Exercise objective:
How many lines of these entries hold the string "that"? Reply with the number alone.

Source material:
## START
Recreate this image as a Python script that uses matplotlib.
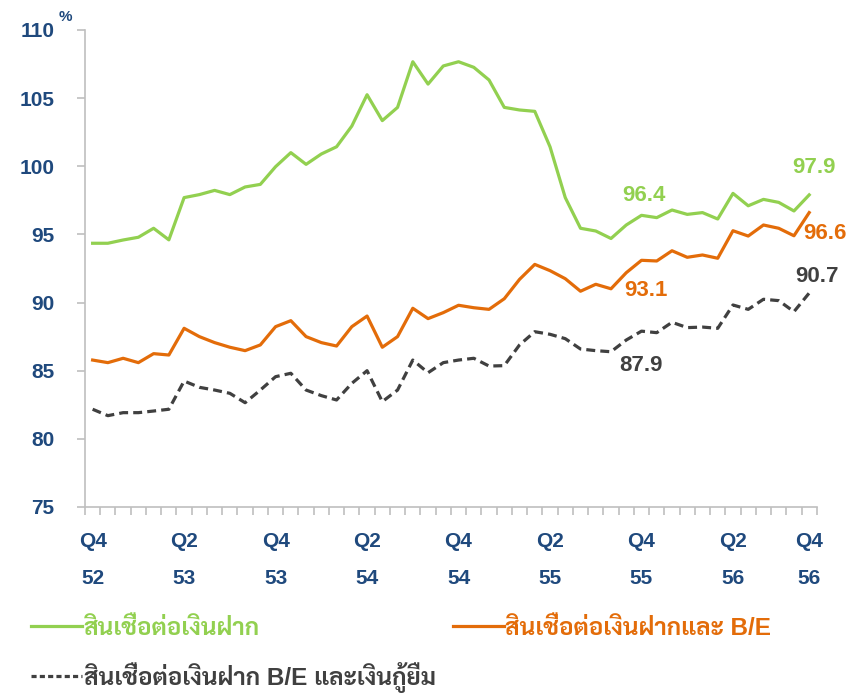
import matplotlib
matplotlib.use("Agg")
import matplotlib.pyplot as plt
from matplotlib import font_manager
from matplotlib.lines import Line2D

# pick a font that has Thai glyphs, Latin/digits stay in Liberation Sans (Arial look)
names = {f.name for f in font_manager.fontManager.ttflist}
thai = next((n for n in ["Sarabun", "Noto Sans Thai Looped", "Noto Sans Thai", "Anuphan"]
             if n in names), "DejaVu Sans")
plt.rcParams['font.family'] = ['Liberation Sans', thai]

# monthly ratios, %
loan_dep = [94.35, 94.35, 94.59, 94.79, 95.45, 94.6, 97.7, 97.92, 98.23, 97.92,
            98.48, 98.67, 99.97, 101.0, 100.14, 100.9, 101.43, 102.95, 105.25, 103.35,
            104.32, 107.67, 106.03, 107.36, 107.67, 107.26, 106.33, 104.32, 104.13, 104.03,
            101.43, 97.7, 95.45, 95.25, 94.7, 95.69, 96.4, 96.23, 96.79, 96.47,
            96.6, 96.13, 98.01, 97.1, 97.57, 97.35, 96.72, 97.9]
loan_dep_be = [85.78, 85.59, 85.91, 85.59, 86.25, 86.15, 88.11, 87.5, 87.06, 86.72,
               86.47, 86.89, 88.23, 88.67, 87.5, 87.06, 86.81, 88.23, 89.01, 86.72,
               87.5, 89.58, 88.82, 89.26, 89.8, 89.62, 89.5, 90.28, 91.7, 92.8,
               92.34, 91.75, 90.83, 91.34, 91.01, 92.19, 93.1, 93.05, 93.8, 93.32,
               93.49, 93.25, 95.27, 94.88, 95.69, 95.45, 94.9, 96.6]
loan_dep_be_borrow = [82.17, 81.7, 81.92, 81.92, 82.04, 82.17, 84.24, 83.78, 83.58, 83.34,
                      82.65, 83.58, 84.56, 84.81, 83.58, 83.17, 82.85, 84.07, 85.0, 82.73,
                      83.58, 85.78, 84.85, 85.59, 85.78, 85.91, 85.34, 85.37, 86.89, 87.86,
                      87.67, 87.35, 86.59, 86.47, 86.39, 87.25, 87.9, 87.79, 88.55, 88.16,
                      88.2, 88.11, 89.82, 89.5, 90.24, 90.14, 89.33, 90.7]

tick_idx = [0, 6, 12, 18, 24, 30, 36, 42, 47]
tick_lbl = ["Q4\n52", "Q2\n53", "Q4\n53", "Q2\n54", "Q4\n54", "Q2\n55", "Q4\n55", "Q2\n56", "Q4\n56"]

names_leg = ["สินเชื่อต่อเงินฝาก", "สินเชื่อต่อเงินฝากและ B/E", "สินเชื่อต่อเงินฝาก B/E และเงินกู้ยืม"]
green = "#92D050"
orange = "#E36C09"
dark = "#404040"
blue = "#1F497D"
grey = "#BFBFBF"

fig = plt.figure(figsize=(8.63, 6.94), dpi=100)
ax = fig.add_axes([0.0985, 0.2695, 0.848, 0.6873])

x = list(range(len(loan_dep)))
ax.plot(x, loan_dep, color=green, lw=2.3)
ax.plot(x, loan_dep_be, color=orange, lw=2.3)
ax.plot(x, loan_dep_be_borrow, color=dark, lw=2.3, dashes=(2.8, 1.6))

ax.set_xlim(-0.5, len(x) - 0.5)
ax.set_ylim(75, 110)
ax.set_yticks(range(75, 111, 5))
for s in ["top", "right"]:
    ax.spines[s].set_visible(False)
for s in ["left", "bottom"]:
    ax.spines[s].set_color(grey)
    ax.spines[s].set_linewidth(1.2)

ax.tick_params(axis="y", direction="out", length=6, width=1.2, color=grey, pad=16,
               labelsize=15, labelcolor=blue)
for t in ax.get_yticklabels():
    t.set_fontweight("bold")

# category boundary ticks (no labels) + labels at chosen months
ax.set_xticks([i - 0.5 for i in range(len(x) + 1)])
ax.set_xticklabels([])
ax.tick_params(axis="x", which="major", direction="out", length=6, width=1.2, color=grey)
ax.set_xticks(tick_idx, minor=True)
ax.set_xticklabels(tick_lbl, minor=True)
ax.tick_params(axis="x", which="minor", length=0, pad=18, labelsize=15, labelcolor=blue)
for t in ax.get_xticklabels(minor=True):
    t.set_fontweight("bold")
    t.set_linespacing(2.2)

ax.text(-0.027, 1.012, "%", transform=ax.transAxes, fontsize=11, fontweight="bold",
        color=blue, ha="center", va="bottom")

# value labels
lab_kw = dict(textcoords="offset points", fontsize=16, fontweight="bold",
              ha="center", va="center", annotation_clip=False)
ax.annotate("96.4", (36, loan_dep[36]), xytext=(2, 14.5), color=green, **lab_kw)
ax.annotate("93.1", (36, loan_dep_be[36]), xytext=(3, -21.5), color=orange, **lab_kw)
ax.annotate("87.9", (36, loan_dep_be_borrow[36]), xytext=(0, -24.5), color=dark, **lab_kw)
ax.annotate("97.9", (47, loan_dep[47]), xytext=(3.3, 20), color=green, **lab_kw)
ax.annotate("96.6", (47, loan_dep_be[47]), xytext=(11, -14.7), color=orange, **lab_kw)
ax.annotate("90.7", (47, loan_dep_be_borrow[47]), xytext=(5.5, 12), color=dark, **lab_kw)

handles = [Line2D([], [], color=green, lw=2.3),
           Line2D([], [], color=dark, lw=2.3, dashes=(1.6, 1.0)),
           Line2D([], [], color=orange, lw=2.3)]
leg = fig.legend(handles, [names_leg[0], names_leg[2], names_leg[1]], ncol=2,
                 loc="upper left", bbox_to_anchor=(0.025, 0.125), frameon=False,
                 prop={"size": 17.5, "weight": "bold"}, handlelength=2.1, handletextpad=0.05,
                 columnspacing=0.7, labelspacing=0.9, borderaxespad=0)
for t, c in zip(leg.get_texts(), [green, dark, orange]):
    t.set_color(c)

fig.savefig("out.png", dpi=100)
## END
## START
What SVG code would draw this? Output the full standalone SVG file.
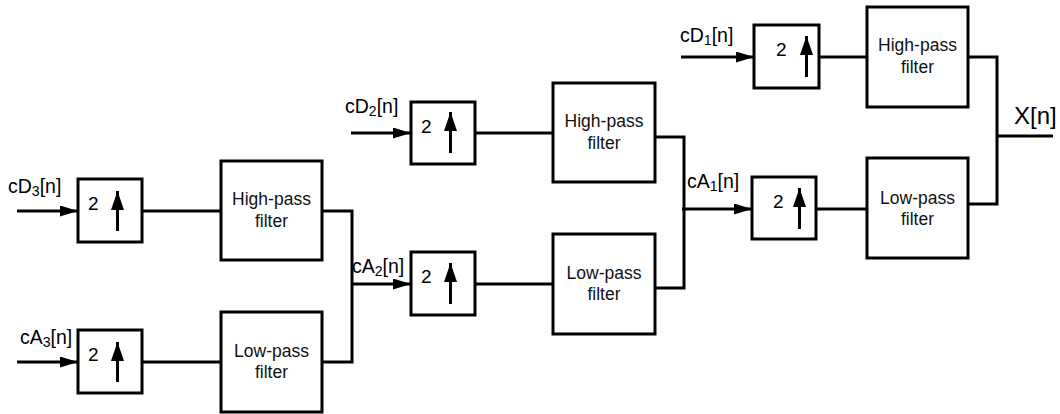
## END
Problem solution:
2